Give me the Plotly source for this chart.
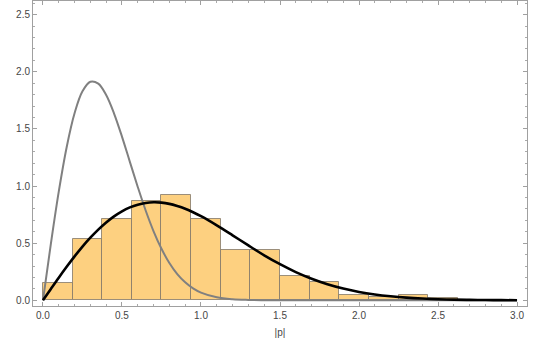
import plotly.graph_objects as go

# histogram of |p| (density), bins of width 3/16 starting at 0
bin_left = [0.0, 0.1875, 0.375, 0.5625, 0.75, 0.9375, 1.125, 1.3125,
            1.5, 1.6875, 1.875, 2.0625, 2.25, 2.4375]
bin_height = [0.155, 0.54, 0.71, 0.87, 0.925, 0.715, 0.44, 0.44,
              0.21, 0.16, 0.05, 0.032, 0.05, 0.02]
bin_width = 0.1875

# black curve
black_x = [0.0, 0.05, 0.1, 0.15, 0.2, 0.25, 0.3, 0.35, 0.4, 0.45, 0.5, 0.55, 0.6,
           0.65, 0.7, 0.75, 0.8, 0.85, 0.9, 0.95, 1.0, 1.1, 1.2, 1.3, 1.4, 1.5,
           1.6, 1.7, 1.8, 1.9, 2.0, 2.1, 2.2, 2.3, 2.4, 2.5, 2.6, 2.7, 2.8, 2.9, 3.0]
black_y = [0.0, 0.0998, 0.198, 0.293, 0.384, 0.470, 0.548, 0.619, 0.682, 0.735,
           0.779, 0.813, 0.837, 0.852, 0.858, 0.855, 0.844, 0.825, 0.801, 0.771,
           0.736, 0.656, 0.569, 0.480, 0.394, 0.316, 0.247, 0.189, 0.141, 0.103,
           0.073, 0.051, 0.035, 0.023, 0.015, 0.0097, 0.006, 0.0037, 0.002,
           0.0013, 0.0007]

# gray curve
gray_x = [0.0, 0.05, 0.1, 0.15, 0.2, 0.25, 0.3, 0.35, 0.4, 0.45, 0.5, 0.55, 0.6,
          0.65, 0.7, 0.75, 0.8, 0.85, 0.9, 0.95, 1.0, 1.1, 1.2, 1.3, 1.4, 1.5,
          2.0, 2.5, 3.0]
gray_y = [0.0, 0.494, 0.951, 1.340, 1.637, 1.829, 1.913, 1.897, 1.797, 1.635,
          1.433, 1.212, 0.992, 0.786, 0.604, 0.451, 0.326, 0.229, 0.157, 0.104,
          0.067, 0.026, 0.009, 0.003, 0.0008, 0.0, 0.0, 0.0, 0.0]

fig = go.Figure()

fig.add_trace(go.Bar(
    x=bin_left, y=bin_height, width=bin_width, offset=0,
    marker=dict(color='rgb(253,208,128)',
                line=dict(color='rgba(130,120,105,0.8)', width=1)),
    showlegend=False, hoverinfo='skip'
))

fig.add_trace(go.Scatter(
    x=gray_x, y=gray_y, mode='lines', line_shape='spline',
    line=dict(color='rgb(128,128,128)', width=2), showlegend=False
))

fig.add_trace(go.Scatter(
    x=black_x, y=black_y, mode='lines', line_shape='spline',
    line=dict(color='black', width=2.6), showlegend=False
))

axis_style = dict(
    showline=True, linecolor='rgb(160,160,160)', linewidth=1, mirror='ticks',
    ticks='inside', ticklen=4, tickcolor='rgb(160,160,160)',
    showgrid=False, zeroline=False, dtick=0.5, tickformat='.1f',
    tickfont=dict(size=10, color='rgb(70,70,70)'),
    minor=dict(ticks='inside', ticklen=2, dtick=0.1, tickcolor='rgb(170,170,170)',
               showgrid=False)
)

fig.update_xaxes(range=[-0.063, 3.063], tick0=0,
                 title=dict(text='|p|', font=dict(size=10, color='rgb(70,70,70)'),
                            standoff=8),
                 **axis_style)
fig.update_yaxes(range=[-0.05, 2.62], tick0=0, **axis_style)

fig.update_layout(
    width=545, height=338,
    margin=dict(l=33, r=18, t=1, b=32),
    plot_bgcolor='white', paper_bgcolor='white',
    font=dict(family='Liberation Sans, Arial, sans-serif'),
    bargap=0
)

# drop the page's default body margin so the figure sits at the window corner
fig.write_html("out.html", config={'displayModeBar': False},
               post_script="document.body.style.margin='0';")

## What is needed:
Except for the pictures, reproduce every line exactly.

## Written reply:
Give me the Plotly source for this chart.
import plotly.graph_objects as go

# histogram of |p| (density), bins of width 3/16 starting at 0
bin_left = [0.0, 0.1875, 0.375, 0.5625, 0.75, 0.9375, 1.125, 1.3125,
            1.5, 1.6875, 1.875, 2.0625, 2.25, 2.4375]
bin_height = [0.155, 0.54, 0.71, 0.87, 0.925, 0.715, 0.44, 0.44,
              0.21, 0.16, 0.05, 0.032, 0.05, 0.02]
bin_width = 0.1875

# black curve
black_x = [0.0, 0.05, 0.1, 0.15, 0.2, 0.25, 0.3, 0.35, 0.4, 0.45, 0.5, 0.55, 0.6,
           0.65, 0.7, 0.75, 0.8, 0.85, 0.9, 0.95, 1.0, 1.1, 1.2, 1.3, 1.4, 1.5,
           1.6, 1.7, 1.8, 1.9, 2.0, 2.1, 2.2, 2.3, 2.4, 2.5, 2.6, 2.7, 2.8, 2.9, 3.0]
black_y = [0.0, 0.0998, 0.198, 0.293, 0.384, 0.470, 0.548, 0.619, 0.682, 0.735,
           0.779, 0.813, 0.837, 0.852, 0.858, 0.855, 0.844, 0.825, 0.801, 0.771,
           0.736, 0.656, 0.569, 0.480, 0.394, 0.316, 0.247, 0.189, 0.141, 0.103,
           0.073, 0.051, 0.035, 0.023, 0.015, 0.0097, 0.006, 0.0037, 0.002,
           0.0013, 0.0007]

# gray curve
gray_x = [0.0, 0.05, 0.1, 0.15, 0.2, 0.25, 0.3, 0.35, 0.4, 0.45, 0.5, 0.55, 0.6,
          0.65, 0.7, 0.75, 0.8, 0.85, 0.9, 0.95, 1.0, 1.1, 1.2, 1.3, 1.4, 1.5,
          2.0, 2.5, 3.0]
gray_y = [0.0, 0.494, 0.951, 1.340, 1.637, 1.829, 1.913, 1.897, 1.797, 1.635,
          1.433, 1.212, 0.992, 0.786, 0.604, 0.451, 0.326, 0.229, 0.157, 0.104,
          0.067, 0.026, 0.009, 0.003, 0.0008, 0.0, 0.0, 0.0, 0.0]

fig = go.Figure()

fig.add_trace(go.Bar(
    x=bin_left, y=bin_height, width=bin_width, offset=0,
    marker=dict(color='rgb(253,208,128)',
                line=dict(color='rgba(130,120,105,0.8)', width=1)),
    showlegend=False, hoverinfo='skip'
))

fig.add_trace(go.Scatter(
    x=gray_x, y=gray_y, mode='lines', line_shape='spline',
    line=dict(color='rgb(128,128,128)', width=2), showlegend=False
))

fig.add_trace(go.Scatter(
    x=black_x, y=black_y, mode='lines', line_shape='spline',
    line=dict(color='black', width=2.6), showlegend=False
))

axis_style = dict(
    showline=True, linecolor='rgb(160,160,160)', linewidth=1, mirror='ticks',
    ticks='inside', ticklen=4, tickcolor='rgb(160,160,160)',
    showgrid=False, zeroline=False, dtick=0.5, tickformat='.1f',
    tickfont=dict(size=10, color='rgb(70,70,70)'),
    minor=dict(ticks='inside', ticklen=2, dtick=0.1, tickcolor='rgb(170,170,170)',
               showgrid=False)
)

fig.update_xaxes(range=[-0.063, 3.063], tick0=0,
                 title=dict(text='|p|', font=dict(size=10, color='rgb(70,70,70)'),
                            standoff=8),
                 **axis_style)
fig.update_yaxes(range=[-0.05, 2.62], tick0=0, **axis_style)

fig.update_layout(
    width=545, height=338,
    margin=dict(l=33, r=18, t=1, b=32),
    plot_bgcolor='white', paper_bgcolor='white',
    font=dict(family='Liberation Sans, Arial, sans-serif'),
    bargap=0
)

# drop the page's default body margin so the figure sits at the window corner
fig.write_html("out.html", config={'displayModeBar': False},
               post_script="document.body.style.margin='0';")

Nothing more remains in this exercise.